Par Coralie Gil
Une critique sur le texte de la pièce:
Ombres sur Molière / De Dominique Ziegler / Pièce créée en septembre 2017 au Théâtre Alchimic de Carouge / Plus d’infos
Dans son texte Ombres sur Molière, Dominique Ziegler décrit l’intemporelle relation de l’artiste avec le pouvoir en s’intéressant à l’affaire Tartuffe. Un hommage à Molière et au théâtre.
« L’action se déroule dans une salle de théâtre au château de Versailles, en chantier. »
Cette première et quasi-unique didascalie du texte (les autres sont très brèves, elles indiquent les humeurs, les entrées, les sorties des personnages) en dit déjà long sur l’intrigue de la pièce. Molière croit posséder sa liberté d’artiste, comme on possèderait un château aux fondations solides, résistant au temps et protégé des ennemis. Il se méprend : sa liberté est « en chantier », à l’image de la « salle de théâtre » qui lui est prêtée. Il outrepasse cette liberté en écrivant Tartuffe; alors son monde s’effrite, voire s’effondre.
Quand il s’attaque aux faux-dévots, à l’hypocrisie et plus largement à l’Eglise, Molière se trouve confronté à de vives réactions, des menaces de ruine et de mort et même le roi, son supposé protecteur, cesse de le soutenir. La liberté de l’artiste n’est jamais totale. Pour que l’œuvre puisse être lue, diffusée ou jouée, elle doit être tacitement en accord avec les valeurs de la société. La problématique a encore une forte résonnance aujourd’hui.
Le lecteur plonge dans la vie de Molière, mise en abyme par Ziegler dans une pièce moliéresque. Le langage versifié l’est à la manière du dix-septième siècle. L’hypocrisie régnante et les promesses non-tenues dont font preuve les personnages dans la vie de Molière présentée ici rejoignent le sujet interdit du Tartuffe. Et tout se déroule dans cette « salle de théâtre » même si les répétitions tardent à commencer dans ce « théâtre dans le théâtre ».
Hommage au théâtre, ici, mais aussi hommage à Molière lui-même. Ziegler le donne à voir comme colérique et révolté, à l’image de certains personnages de ses pièces. Il est le metteur en scène de L’Impromptu de Versailles quand il s’emporte contre ses comédiens, Alceste quand il a besoin de solitude pour écrire, Arnolphe de L’Ecole des Femmes quand il épouse la jeune Armande. Les pièces de Molière sont utilisées comme des indices d’un autoportrait. Ziegler y lit une autodérision du dramaturge et en fait dans sa propre pièce un personnage à la fois drôle et attachant. Il est aussi Orgon, Molière se laisse en effet séduire par son roi que tout désigne implicitement pour être le Tartuffe de l’histoire racontée par Ziegler.

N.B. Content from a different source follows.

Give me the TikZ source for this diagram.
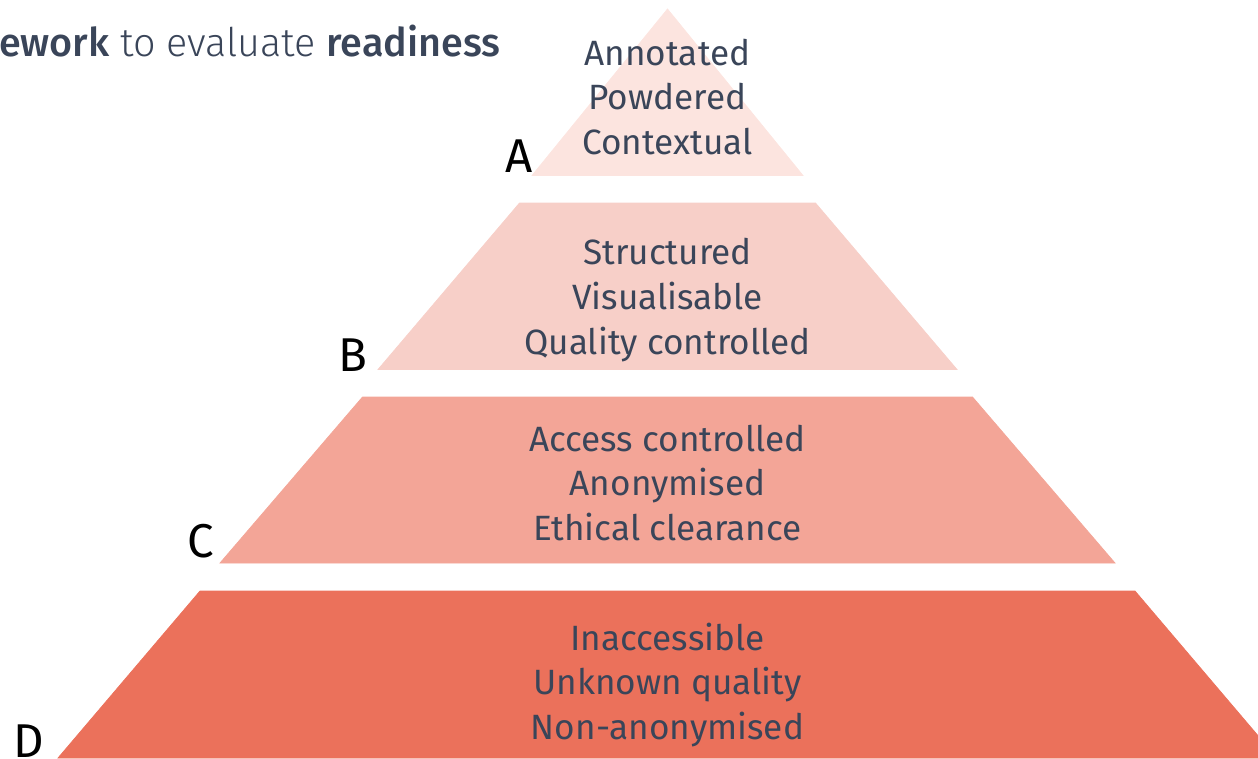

Molière attire la sympathie des spectateurs de théâtre. Il est un mythe, un personnage fondateur de la tradition théâtrale française, auréolé de son statut de classique, l’ancêtre lointain pour lequel tout le monde a un certain respect. Quand Dominique Ziegler en fait son personnage principal et le transforme en héros tragique, cela ne peut qu’émouvoir. Le format court de la pièce résume plusieurs années en quelques actes. Les événements s’enchaînent très vite et le mauvais sort s’accumule sur le malheureux. Il se fait beaucoup d’ennemis, se retrouve seul contre tous et perd un enfant dans ce cours laps de temps. On se trouve face à un martyr qui s’est battu pour sa cause autant qu’il lui était possible. Molière, pour Ziegler, est un militant politique acharné. L’intérêt de ce texte est de nous rendre contemporains de Molière par un autre biais que celui de ses pièces, en inventant l’image d’un artiste dans son époque.
Au lieu de mettre en scène une adaptation de Tartuffe, Ziegler choisit d’écrire sur Molière lui-même, sur un certain combat qu’il a eu à mener dans sa vie. Ce qui intéresse Ziegler, c’est l’artiste et sa lutte au nom de la liberté. Cette liberté, idéalisée, est fragile. Elle doit sans cesse être reconquise.